We woke before the sun and moved on in the dark. Tom Cruise thought it was best to start early to avoid the afternoon rain showers. The final push to the Punta Union pass is a steep zigzag climb over a mountain face of smooth gray rocks that rainwater turns into slides.
We picked our way through a flooded marshland. The original trail had been lost but we found logs to form makeshift bridges. The fog was thicker over the marsh and a few times I stumbled over sheep; perhaps it was my imagination, but with a roll of their doughy eyes, they showed me the way to go.
We reached the mountain base and I asked where the pass was. “Up there,” Tom said and pointed his chin at the sky.

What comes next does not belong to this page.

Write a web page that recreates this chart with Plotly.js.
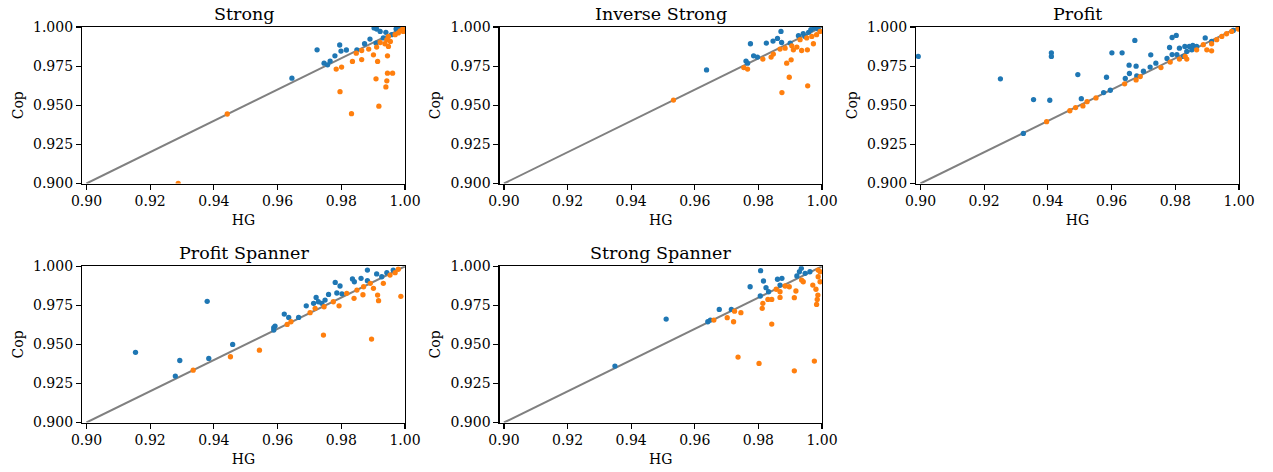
<!DOCTYPE html>
<html>
<head>
<meta charset="utf-8">
<script src="https://cdn.plot.ly/plotly-3.0.1.min.js"></script>
<style>html,body{margin:0;padding:0;background:#fff;}#chart{width:1273px;height:472px;}</style>
</head>
<body>
<div id="chart"></div>
<script>
// ---- data ----
const panelTitles = ["Strong", "Inverse Strong", "Profit", "Profit Spanner", "Strong Spanner"];
const xTickVals = [0.90, 0.92, 0.94, 0.96, 0.98, 1.00];
const yTickVals = [0.900, 0.925, 0.950, 0.975, 1.000];
const refLineX = [0.9, 1.0];
const refLineY = [0.9, 1.0];

const strongBlueX = [0.9645,0.9724,0.9746,0.9757,0.9765,0.9780,0.9795,0.9799,0.9816,0.9849,0.9873,0.9890,0.9903,0.9911,0.9922,0.9940,0.9958,0.9972,0.9909,0.9932,0.9985,0.9995];
const strongBlueY = [0.9673,0.9854,0.9769,0.9758,0.9782,0.9816,0.9885,0.9846,0.9853,0.9854,0.9893,0.9923,0.9994,0.9987,0.9972,0.9966,0.9951,0.9987,0.9897,0.9930,0.9990,0.9998];
const strongOrangeX = [0.9288,0.9442,0.9784,0.9801,0.9835,0.9864,0.9796,0.9832,0.9847,0.9864,0.9886,0.9901,0.9914,0.9945,0.9945,0.9961,0.9909,0.9943,0.9940,0.9918,0.9911,0.9922,0.9937,0.9948,0.9943,0.9954,0.9948,0.9969,0.9979,0.9995,0.9993,0.9985];
const strongOrangeY = [0.9000,0.9444,0.9731,0.9744,0.9780,0.9792,0.9587,0.9446,0.9833,0.9850,0.9859,0.9822,0.9780,0.9816,0.9705,0.9705,0.9669,0.9656,0.9617,0.9494,0.9872,0.9901,0.9893,0.9876,0.9919,0.9908,0.9940,0.9951,0.9962,0.9972,0.9987,0.9975];

const invBlueX = [0.9637,0.9761,0.9766,0.9775,0.9785,0.9797,0.9825,0.9846,0.9860,0.9871,0.9873,0.9900,0.9926,0.9941,0.9958,0.9965,0.9975,0.9988,0.9947];
const invBlueY = [0.9726,0.9782,0.9769,0.9893,0.9816,0.9808,0.9897,0.9910,0.9927,0.9972,0.9901,0.9897,0.9944,0.9957,0.9966,0.9983,0.9994,0.9987,0.9940];
const invOrangeX = [0.9533,0.9754,0.9766,0.9814,0.9840,0.9847,0.9868,0.9884,0.9889,0.9903,0.9897,0.9874,0.9955,0.9910,0.9936,0.9954,0.9973,0.9931,0.9952,0.9968,0.9983,0.9994,0.9905,0.9921];
const invOrangeY = [0.9533,0.9741,0.9731,0.9795,0.9808,0.9827,0.9859,0.9865,0.9769,0.9790,0.9679,0.9581,0.9624,0.9854,0.9850,0.9854,0.9893,0.9919,0.9930,0.9940,0.9951,0.9972,0.9880,0.9872];

const profitBlueX = [0.8993,0.9251,0.9355,0.9406,0.9411,0.9411,0.9323,0.9494,0.9505,0.9575,0.9584,0.9596,0.9601,0.9633,0.9643,0.9656,0.9655,0.9673,0.9677,0.9679,0.9700,0.9721,0.9723,0.9739,0.9774,0.9782,0.9790,0.9790,0.9803,0.9805,0.9813,0.9830,0.9836,0.9855,0.9844,0.9867,0.9894,0.9914,0.9982,0.9826,0.9852];
const profitBlueY = [0.9812,0.9669,0.9536,0.9532,0.9835,0.9812,0.9320,0.9696,0.9542,0.9581,0.9679,0.9596,0.9835,0.9835,0.9671,0.9703,0.9756,0.9914,0.9750,0.9688,0.9718,0.9744,0.9822,0.9769,0.9799,0.9869,0.9824,0.9933,0.9946,0.9824,0.9865,0.9876,0.9844,0.9882,0.9876,0.9876,0.9930,0.9908,0.9978,0.9812,0.9854];
const profitOrangeX = [0.9396,0.9469,0.9487,0.9510,0.9523,0.9551,0.9641,0.9677,0.9690,0.9755,0.9784,0.9813,0.9831,0.9836,0.9867,0.9899,0.9914,0.9888,0.9914,0.9930,0.9946,0.9961,0.9998,0.9977];
const profitOrangeY = [0.9395,0.9465,0.9485,0.9496,0.9523,0.9547,0.9637,0.9662,0.9683,0.9741,0.9776,0.9795,0.9812,0.9795,0.9854,0.9854,0.9848,0.9887,0.9893,0.9919,0.9940,0.9957,0.9987,0.9972];

const pspanBlueX = [0.9154,0.9293,0.9279,0.9379,0.9384,0.9459,0.9588,0.9592,0.9588,0.9621,0.9635,0.9666,0.9690,0.9713,0.9721,0.9728,0.9739,0.9749,0.9760,0.9781,0.9796,0.9786,0.9802,0.9835,0.9841,0.9862,0.9882,0.9882,0.9911,0.9927,0.9943,0.9963];
const pspanBlueY = [0.9449,0.9397,0.9297,0.9776,0.9410,0.9500,0.9607,0.9617,0.9592,0.9694,0.9673,0.9673,0.9747,0.9763,0.9801,0.9773,0.9763,0.9784,0.9820,0.9897,0.9874,0.9829,0.9824,0.9919,0.9901,0.9923,0.9976,0.9908,0.9951,0.9933,0.9959,0.9976];
const pspanOrangeX = [0.9335,0.9452,0.9543,0.9630,0.9642,0.9702,0.9744,0.9746,0.9775,0.9793,0.9840,0.9868,0.9895,0.9901,0.9914,0.9917,0.9932,0.9987,0.9817,0.9849,0.9870,0.9891,0.9953,0.9969,0.9979,0.9718];
const pspanOrangeY = [0.9335,0.9421,0.9463,0.9628,0.9645,0.9703,0.9560,0.9741,0.9773,0.9747,0.9795,0.9818,0.9534,0.9859,0.9816,0.9780,0.9891,0.9808,0.9827,0.9848,0.9869,0.9891,0.9944,0.9959,0.9981,0.9731];

const sspanBlueX = [0.9349,0.9510,0.9641,0.9649,0.9677,0.9715,0.9774,0.9807,0.9816,0.9806,0.9824,0.9832,0.9860,0.9874,0.9868,0.9921,0.9929,0.9935,0.9947,0.9962];
const sspanBlueY = [0.9361,0.9662,0.9645,0.9656,0.9724,0.9724,0.9869,0.9972,0.9906,0.9810,0.9863,0.9837,0.9917,0.9923,0.9880,0.9938,0.9965,0.9987,0.9955,0.9965];
const sspanOrangeX = [0.9660,0.9702,0.9722,0.9725,0.9745,0.9736,0.9802,0.9812,0.9814,0.9830,0.9842,0.9842,0.9868,0.9868,0.9856,0.9884,0.9897,0.9913,0.9918,0.9913,0.9936,0.9941,0.9971,0.9976,0.9981,0.9987,0.9985,0.9983,0.9988,0.9994,0.9988,0.9994];
const sspanOrangeY = [0.9656,0.9671,0.9645,0.9713,0.9703,0.9419,0.9378,0.9731,0.9763,0.9788,0.9788,0.9630,0.9801,0.9837,0.9853,0.9874,0.9869,0.9799,0.9842,0.9331,0.9912,0.9901,0.9880,0.9393,0.9853,0.9816,0.9788,0.9756,0.9933,0.9901,0.9976,0.9965];

const panelData = [
  [strongBlueX, strongBlueY, strongOrangeX, strongOrangeY],
  [invBlueX, invBlueY, invOrangeX, invOrangeY],
  [profitBlueX, profitBlueY, profitOrangeX, profitOrangeY],
  [pspanBlueX, pspanBlueY, pspanOrangeX, pspanOrangeY],
  [sspanBlueX, sspanBlueY, sspanOrangeX, sspanOrangeY]
];

// ---- layout geometry ----
const W = 1273, H = 472;
const colPx = [[82, 405], [499.5, 822], [916, 1239]];
const rowPx = [[27, 183.5], [266.3, 422.5]];
const FONT = "DejaVu Serif, serif";
const blue = "#1f77b4", orange = "#ff7f0e";

const traces = [];
const layout = {
  width: W, height: H,
  margin: {l: 0, r: 0, t: 0, b: 0},
  paper_bgcolor: "#fff", plot_bgcolor: "#fff",
  showlegend: false,
  font: {family: FONT, size: 14, color: "#000"},
  annotations: []
};

panelData.forEach((d, i) => {
  const row = Math.floor(i / 3), col = i % 3;
  const n = i + 1;
  const xa = "x" + (n === 1 ? "" : n), ya = "y" + (n === 1 ? "" : n);
  const xKey = "xaxis" + (n === 1 ? "" : n), yKey = "yaxis" + (n === 1 ? "" : n);
  traces.push({x: refLineX, y: refLineY, xaxis: xa, yaxis: ya, mode: "lines",
    line: {color: "#808080", width: 2}, hoverinfo: "skip"});
  traces.push({x: d[0], y: d[1], xaxis: xa, yaxis: ya, mode: "markers", type: "scatter",
    marker: {color: blue, size: 5.3, line: {width: 0}}});
  traces.push({x: d[2], y: d[3], xaxis: xa, yaxis: ya, mode: "markers", type: "scatter",
    marker: {color: orange, size: 5.3, line: {width: 0}}});

  const xd = [colPx[col][0] / W, colPx[col][1] / W];
  const yd = [1 - rowPx[row][1] / H, 1 - rowPx[row][0] / H];
  layout[xKey] = {
    domain: xd, anchor: ya, range: [0.8986, 1.0],
    tickvals: xTickVals, ticktext: xTickVals.map(v => v.toFixed(2)),
    ticks: "outside", ticklen: 5, tickwidth: 1.1, tickcolor: "#000",
    showline: true, mirror: true, linecolor: "#000", linewidth: 1.1,
    showgrid: false, zeroline: false, automargin: false,
    tickfont: {family: FONT, size: 14, color: "#000"},
    title: {text: "HG", font: {family: FONT, size: 14, color: "#000"}, standoff: 6}
  };
  layout[yKey] = {
    domain: yd, anchor: xa, range: [0.9, 1.0],
    tickvals: yTickVals, ticktext: yTickVals.map(v => v.toFixed(3)),
    ticks: "outside", ticklen: 5, tickwidth: 1.1, tickcolor: "#000",
    showline: true, mirror: true, linecolor: "#000", linewidth: 1.1,
    showgrid: false, zeroline: false, automargin: false,
    tickfont: {family: FONT, size: 14, color: "#000"},
    title: {text: "Cop", font: {family: FONT, size: 14, color: "#000"}, standoff: 6}
  };
  layout.annotations.push({
    text: panelTitles[i], xref: "paper", yref: "paper",
    x: (xd[0] + xd[1]) / 2, y: yd[1], xanchor: "center", yanchor: "bottom",
    yshift: 1, showarrow: false, font: {family: FONT, size: 17.5, color: "#000"}
  });
});

Plotly.newPlot("chart", traces, layout, {staticPlot: true, displayModeBar: false});
</script>
</body>
</html>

I could only see the fog. “You mean there,” I said and pointed into the anonymous gray. “A little higher,” Tom said, and nudged my hand up. “Yes, there.”

My strategy for long climbs was to turn myself into a zombie, with no thought in my mind but the next step. I would let nothing interrupt my meditation: not thirst, or weariness or the falls that left my palms laced with scratches like the lines of a map.
What’s more, I would try to save the energy necessary for a smile whenever we passed the aquamarine lakes that dotted the path, or the lone tree that had survived above the line where life was supposed to fail.

But then Tom Cruise announced that we had reached the pass and the view was now ours. I had not looked back the whole climb, I was afraid to see the fog. But the fog had lifted as we walked so that now, from the highest point, I saw the valley unroll in a slow sway between the glaciers and valley walls.

It wasn’t overwhelming, I suppose. There was no burst of sunlight to ignite the sky or choir of birds calling over the peaks. But here, dangling my legs over the ledge, I could trace our path with my eyes, linking together memories: the shepherd fields, the pond decorated with haloes, the sunny field where we were suddenly surprised by snowflakes.

And then the mist returned. We crossed the pass and headed down the opposite side of the mountain. If we hurried, we would be home by sunset.